# Open Excel and Word files maximized



## SixCard (Jul 31, 2005)

I have used Excel and Word [Office XP now] for a number of years and this is new to me ...

When opening files they open minimized, most of the time but not always. I have not been able to determine why nor when.

This is not a normal mini where it shows as a button the Windows task bar, but rather a scrunched down file showing only the file's tool bar.

I can't suggest any changes made to cause this.

Any help on this issue?

Many thanks,

SixCard


----------



## Glaswegian (Sep 16, 2005)

Hi and welcome to TSF.

Right click over your Excel and Word icons and select 'Properties' from the drop down menu. About halfway down the gialogue box look for 'Run'. From the drop down choose 'Maximised' and then click 'Apply'. Both apps should now open as maximised Windows. If your setting was 'Normal' then it would remember the state it was in last time opened - could be that the last user left it like that?

Regards


----------



## SixCard (Jul 31, 2005)

Thanks for your reply.

Curious ...

Only Icon clicked that displays the Run option is a shortcut for the file.

Is that what you refer to?

If I create a shortcut to the files then click properties I see the Run option. I do not see that if I just click on the file icon.

Am I reading this corectly?


----------



## Glaswegian (Sep 16, 2005)

Hi

You can right click the icon on your start menu to get the properties or right click the shortcut icon on your desktop - it should work either way. Then change the 'run' to maximised.

Let me know if this works for you.

Regards


----------



## SixCard (Jul 31, 2005)

I remain confused ... consider that I am not a conventional user.

The icon you refer to. Is it an icon for a file or a folder or a shortcut to a folder? Where do I find it? 

The Start Menu you refer to? Is it found on my desktop in the far lower left corner? If not where?

The files I refer to are favorites that I use frequently. I have shortcuts to these files in a folder I call "Common". The Common folder has an Icon on my desktop. I can go into the folder, right click a file's shortcut icon and find the run option. When I set it to the maximized option it does not seem to take.

I also have some of these files in the Scheduled Task feature.

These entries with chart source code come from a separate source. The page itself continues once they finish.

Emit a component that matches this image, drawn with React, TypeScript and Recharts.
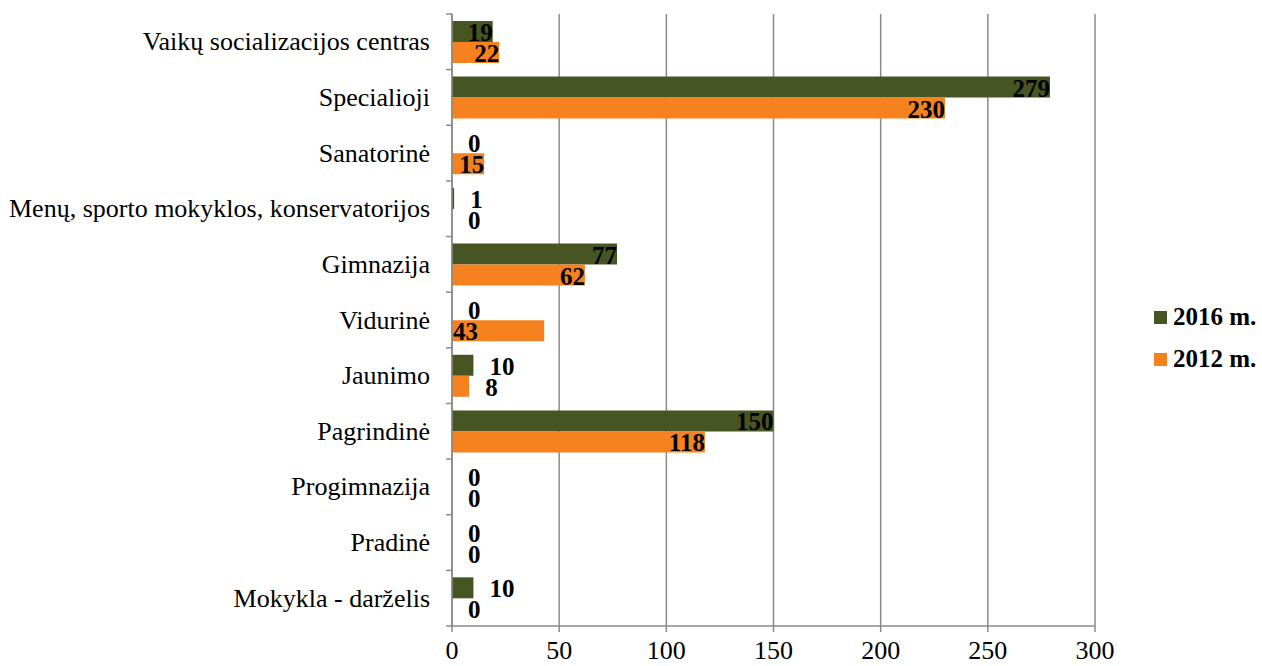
import React from 'react';
import { BarChart, Bar, XAxis, YAxis, CartesianGrid, LabelList } from 'recharts';

const categories = [
  'Vaikų socializacijos centras',
  'Specialioji',
  'Sanatorinė',
  'Menų, sporto mokyklos, konservatorijos',
  'Gimnazija',
  'Vidurinė',
  'Jaunimo',
  'Pagrindinė',
  'Progimnazija',
  'Pradinė',
  'Mokykla - darželis',
];
const values2016 = [19, 279, 0, 1, 77, 0, 10, 150, 0, 0, 10];
const values2012 = [22, 230, 15, 0, 62, 43, 8, 118, 0, 0, 0];
const seriesNames = ['2016 m.', '2012 m.'];
const xTicks = [0, 50, 100, 150, 200, 250, 300];

const data = categories.map((name, i) => ({ name, y2016: values2016[i], y2012: values2012[i] }));

const W = 1262;
const H = 666;
const LEFT = 452;
const TOP = 14;
const BOTTOM = 626;
const RIGHT = 1095;
const FONT = '"Times New Roman", "Liberation Serif", serif';
const GREEN = '#475523';
const ORANGE = '#F5821F';
const GRID = '#8a8a8a';

// labels Excel put at the base of the bar instead of its end
const baseLabels = new Set(['Vidurinė|y2012']);

const makeLabel = (key: string) => (props: any) => {
  const vb = props.viewBox || {};
  const x = Number(props.x ?? vb.x);
  const y = Number(props.y ?? vb.y);
  const w = Number(props.width ?? vb.width ?? 0);
  const h = Number(props.height ?? vb.height ?? 0);
  const value = props.value;
  const fs = 25;
  const textW = String(value).length * fs * 0.5;
  const end = x + w;
  const name = data[props.index]?.name;
  let tx = end;
  let anchor: 'start' | 'end' = 'end';
  if (baseLabels.has(`${name}|${key}`)) {
    tx = x + 1;
    anchor = 'start';
  } else if (w < textW + 5) {
    tx = end + 16;
    anchor = 'start';
  }
  return (
    <text x={tx} y={y + h / 2 + 1} textAnchor={anchor} dominantBaseline="central"
      fontFamily={FONT} fontSize={fs} fontWeight="bold" fill="#000">
      {value}
    </text>
  );
};

const band = (BOTTOM - TOP) / categories.length;

const CategoryTick = (props: any) => {
  const { y, payload, index } = props;
  const off = payload?.offset || band / 2;
  return (
    <g>
      <line x1={LEFT - 6} x2={LEFT} y1={y - off} y2={y - off} stroke={GRID} strokeWidth={1.5} />
      {index === categories.length - 1 && (
        <line x1={LEFT - 6} x2={LEFT} y1={y + off} y2={y + off} stroke={GRID} strokeWidth={1.5} />
      )}
      <text x={LEFT - 22} y={y} textAnchor="end" dominantBaseline="central"
        fontFamily={FONT} fontSize={26} fill="#000">
        {payload.value}
      </text>
    </g>
  );
};

const colors = [GREEN, ORANGE];

export default function App() {
  return (
    <div style={{ position: 'relative', width: W, height: H, background: '#fff' }}>
      <style>{`body{margin:0}`}</style>
      <BarChart width={W} height={H} data={data} layout="vertical"
        margin={{ top: TOP, right: W - RIGHT, bottom: 0, left: 0 }}
        barCategoryGap="12.5%" barGap={0}>
        <CartesianGrid horizontal={false} stroke={GRID} strokeWidth={1.5} />
        <XAxis type="number" domain={[0, 300]} ticks={xTicks} height={H - BOTTOM}
          axisLine={{ stroke: GRID, strokeWidth: 1.5 }} tickLine={{ stroke: GRID, strokeWidth: 1.5 }}
          tickSize={6} tickMargin={9}
          tick={{ fontFamily: FONT, fontSize: 26, fill: '#000' }} />
        <YAxis type="category" dataKey="name" width={LEFT} interval={0}
          axisLine={{ stroke: GRID, strokeWidth: 1.5 }} tickLine={false}
          tick={<CategoryTick />} />
        <Bar dataKey="y2016" name={seriesNames[0]} fill={GREEN} minPointSize={0.01} isAnimationActive={false}>
          <LabelList dataKey="y2016" content={makeLabel('y2016')} />
        </Bar>
        <Bar dataKey="y2012" name={seriesNames[1]} fill={ORANGE} minPointSize={0.01} isAnimationActive={false}>
          <LabelList dataKey="y2012" content={makeLabel('y2012')} />
        </Bar>
      </BarChart>
      <div style={{ position: 'absolute', left: 1154, top: 296, fontFamily: FONT }}>
        {seriesNames.map((s, i) => (
          <div key={s} style={{ display: 'flex', alignItems: 'center', height: 42 }}>
            <span style={{ width: 13, height: 13, background: colors[i], marginRight: 6 }} />
            <span style={{ fontSize: 25, fontWeight: 'bold', color: '#000' }}>{s}</span>
          </div>
        ))}
      </div>
    </div>
  );
}
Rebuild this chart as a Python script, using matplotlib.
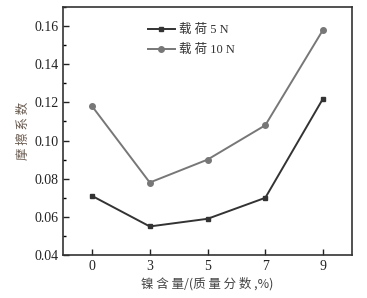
import matplotlib
matplotlib.use("Agg")
import matplotlib.pyplot as plt
from matplotlib.ticker import MultipleLocator

categories = ["0", "3", "5", "7", "9"]
load_5N = [0.071, 0.055, 0.059, 0.070, 0.122]
load_10N = [0.118, 0.078, 0.090, 0.108, 0.158]
series_labels = ["载 荷 5 N", "载 荷 10 N"]

fams = ["Liberation Serif", "Noto Sans CJK SC"]
plt.rcParams['font.family'] = fams

fig = plt.figure(figsize=(3.67, 2.98), dpi=100)
ax = fig.add_axes([0.172, 0.144, 0.787, 0.833])

x = list(range(len(categories)))
ax.plot(x, load_5N, color="#333333", marker="s", markersize=3.5, lw=1.4, label=series_labels[0])
ax.plot(x, load_10N, color="#777777", marker="o", markersize=4, lw=1.4, label=series_labels[1])

ax.set_xlim(-0.5, 4.5)
ax.set_ylim(0.04, 0.17)
ax.set_xticks(x)
ax.set_xticklabels(categories)
ax.yaxis.set_major_locator(MultipleLocator(0.02))
ax.yaxis.set_minor_locator(MultipleLocator(0.01))
ax.yaxis.set_major_formatter(matplotlib.ticker.FormatStrFormatter('%.2f'))
ax.tick_params(axis='both', direction='in', labelsize=10, colors="#222222", length=4, width=1)
ax.tick_params(axis='y', which='minor', direction='in', length=2.5, width=1)
for s in ax.spines.values():
    s.set_color("#333333")
    s.set_linewidth(1.2)

ax.set_xlabel("镍 含 量/(质 量 分 数 ,%)", fontsize=9, color="#444444", family=["Noto Sans CJK SC"], labelpad=3)
ax.set_ylabel("摩 擦 系 数", fontsize=9, color="#6a5a4e", family=["Noto Sans CJK SC"], labelpad=3)

leg = ax.legend(loc="upper left", bbox_to_anchor=(0.275, 0.95), frameon=False, fontsize=9,
                handlelength=2.2, handletextpad=0.3, labelspacing=0.6, borderaxespad=0)
for t in leg.get_texts():
    t.set_color("#333333")

fig.savefig("out.png", dpi=100)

When they are opened [on a scheduled run] they do not open in a maximized window but rather in a minimized winow showing only the tool bar.

If I go the a file via Windows Explorer I can right click the file, but then I do not see the run option.

Let me repeat, I have used this mode of operation for many years. And the files, when opened, would be maximized whether opened via a shortcut left click, via a left click directly on the file in Windows Explorer or via a Schedlued Task.

I point this out to reiterate that this is a new problem and not something that I have been doing wrong unless it is something NEW I am doing wrong.

You patience is appreciated.

SixCard


----------



## Glaswegian (Sep 16, 2005)

Hi

Let's try a different approach. Open one file and *manually* resize the Window to suit. *Do not* use the maximise button at the top right corner. Then close the file. Windows normally remembers the settings for the last file that was open so try opening some others now.

Regards


----------



## SixCard (Jul 31, 2005)

Greetings Galswegian,

I looks like you have struck a nerve ...

Manually maximizing the files and then saving them seems to have solved the problem. Next time opened they come up maximized.

I has worked with both Excel and Word files.

I will get back with you if this does not hold as is.

Many thanks for your thoughts.

Jon Watkins
Mairetta, GA USA


----------



## SixCard (Jul 31, 2005)

Greetings Galswegian,

It looks like you have struck a nerve ...

Manually maximizing the files and then saving them seems to have solved the problem. Next time opened they come up maximized.

It has worked with both Excel and Word files.

I will get back with you if this does not hold as is.

Many thanks for your thoughts.

Jon Watkins
Mairetta, GA USA


----------